--- Data excerpt ---
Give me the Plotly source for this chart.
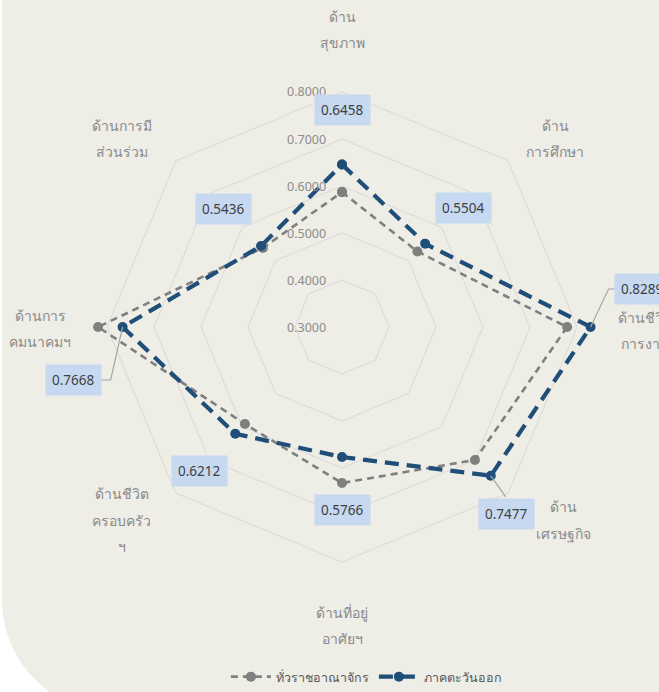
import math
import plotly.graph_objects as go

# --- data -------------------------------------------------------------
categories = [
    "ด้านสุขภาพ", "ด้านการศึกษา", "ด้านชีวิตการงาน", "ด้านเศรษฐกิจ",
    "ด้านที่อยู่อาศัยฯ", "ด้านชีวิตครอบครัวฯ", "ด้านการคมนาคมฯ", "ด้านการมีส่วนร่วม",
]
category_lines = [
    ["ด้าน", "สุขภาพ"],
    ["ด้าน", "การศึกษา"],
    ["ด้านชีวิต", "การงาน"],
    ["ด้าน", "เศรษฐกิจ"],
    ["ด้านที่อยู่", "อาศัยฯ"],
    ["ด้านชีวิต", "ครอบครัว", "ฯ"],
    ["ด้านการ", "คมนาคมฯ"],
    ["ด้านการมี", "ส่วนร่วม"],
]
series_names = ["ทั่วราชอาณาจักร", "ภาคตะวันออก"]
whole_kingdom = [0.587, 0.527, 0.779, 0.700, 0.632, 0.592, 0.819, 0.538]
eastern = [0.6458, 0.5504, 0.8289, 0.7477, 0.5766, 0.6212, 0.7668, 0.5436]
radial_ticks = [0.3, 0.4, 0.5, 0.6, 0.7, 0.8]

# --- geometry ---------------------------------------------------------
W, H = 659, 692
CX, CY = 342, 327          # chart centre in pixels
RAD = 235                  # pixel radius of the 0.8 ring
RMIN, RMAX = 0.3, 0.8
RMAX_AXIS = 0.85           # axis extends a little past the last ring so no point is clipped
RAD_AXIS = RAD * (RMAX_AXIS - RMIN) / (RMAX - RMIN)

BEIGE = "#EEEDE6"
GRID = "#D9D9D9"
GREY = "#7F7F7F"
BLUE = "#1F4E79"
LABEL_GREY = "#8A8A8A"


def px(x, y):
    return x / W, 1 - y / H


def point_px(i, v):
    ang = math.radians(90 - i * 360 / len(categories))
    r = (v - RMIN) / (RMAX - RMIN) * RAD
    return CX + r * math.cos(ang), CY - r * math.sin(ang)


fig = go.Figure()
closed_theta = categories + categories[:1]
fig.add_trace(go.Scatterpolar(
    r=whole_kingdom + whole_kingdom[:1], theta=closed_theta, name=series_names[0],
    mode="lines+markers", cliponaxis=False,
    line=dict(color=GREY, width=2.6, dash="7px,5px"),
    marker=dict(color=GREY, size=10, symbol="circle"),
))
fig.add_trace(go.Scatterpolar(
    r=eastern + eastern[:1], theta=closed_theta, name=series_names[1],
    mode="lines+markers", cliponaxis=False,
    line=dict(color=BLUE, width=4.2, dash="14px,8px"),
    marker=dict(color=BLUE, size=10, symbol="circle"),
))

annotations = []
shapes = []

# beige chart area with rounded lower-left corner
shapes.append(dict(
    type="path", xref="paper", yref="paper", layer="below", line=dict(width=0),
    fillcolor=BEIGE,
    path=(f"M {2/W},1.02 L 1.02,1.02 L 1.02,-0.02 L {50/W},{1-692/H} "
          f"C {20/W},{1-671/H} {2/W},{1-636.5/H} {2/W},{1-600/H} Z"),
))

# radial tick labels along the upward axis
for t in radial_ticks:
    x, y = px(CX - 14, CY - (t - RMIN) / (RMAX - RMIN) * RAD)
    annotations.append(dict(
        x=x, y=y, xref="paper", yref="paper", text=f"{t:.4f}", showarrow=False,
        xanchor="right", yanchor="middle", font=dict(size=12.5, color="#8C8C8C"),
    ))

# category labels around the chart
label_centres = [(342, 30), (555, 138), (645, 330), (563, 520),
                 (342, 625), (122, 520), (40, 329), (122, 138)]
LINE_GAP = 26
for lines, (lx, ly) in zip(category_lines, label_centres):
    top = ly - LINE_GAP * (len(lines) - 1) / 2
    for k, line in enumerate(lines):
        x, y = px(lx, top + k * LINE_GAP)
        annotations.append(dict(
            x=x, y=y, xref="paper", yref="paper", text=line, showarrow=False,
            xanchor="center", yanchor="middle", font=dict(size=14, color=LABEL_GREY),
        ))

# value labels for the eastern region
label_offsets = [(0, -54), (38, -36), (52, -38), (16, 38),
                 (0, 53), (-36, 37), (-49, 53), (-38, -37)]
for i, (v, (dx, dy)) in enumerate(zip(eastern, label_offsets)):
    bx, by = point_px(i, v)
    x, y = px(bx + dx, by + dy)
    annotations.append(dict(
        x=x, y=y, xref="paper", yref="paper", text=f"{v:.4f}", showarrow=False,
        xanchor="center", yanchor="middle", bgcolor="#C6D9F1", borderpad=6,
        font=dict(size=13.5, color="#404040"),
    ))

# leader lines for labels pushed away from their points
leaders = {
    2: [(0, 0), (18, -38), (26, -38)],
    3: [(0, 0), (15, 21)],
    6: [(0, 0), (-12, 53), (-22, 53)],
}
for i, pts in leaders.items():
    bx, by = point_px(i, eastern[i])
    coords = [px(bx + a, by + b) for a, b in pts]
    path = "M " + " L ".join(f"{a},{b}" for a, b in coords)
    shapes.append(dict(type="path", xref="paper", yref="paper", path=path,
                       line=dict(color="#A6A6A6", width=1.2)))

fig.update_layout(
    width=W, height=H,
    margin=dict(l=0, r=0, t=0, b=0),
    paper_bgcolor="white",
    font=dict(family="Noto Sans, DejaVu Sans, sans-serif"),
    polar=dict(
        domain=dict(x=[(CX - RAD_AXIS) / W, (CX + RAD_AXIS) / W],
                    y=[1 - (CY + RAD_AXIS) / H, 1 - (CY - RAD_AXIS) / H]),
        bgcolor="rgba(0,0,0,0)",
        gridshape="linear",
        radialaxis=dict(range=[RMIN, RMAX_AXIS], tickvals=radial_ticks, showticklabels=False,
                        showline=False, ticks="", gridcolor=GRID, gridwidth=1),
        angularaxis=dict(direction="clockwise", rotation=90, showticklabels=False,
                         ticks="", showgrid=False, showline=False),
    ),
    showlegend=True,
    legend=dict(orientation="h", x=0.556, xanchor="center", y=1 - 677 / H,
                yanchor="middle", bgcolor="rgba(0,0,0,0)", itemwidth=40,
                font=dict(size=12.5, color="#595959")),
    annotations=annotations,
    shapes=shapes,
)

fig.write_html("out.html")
---
> **Task description**
Copy all lines above containing the string "chart".

> **Solution**
Give me the Plotly source for this chart.
CX, CY = 342, 327          # chart centre in pixels
# beige chart area with rounded lower-left corner
# category labels around the chart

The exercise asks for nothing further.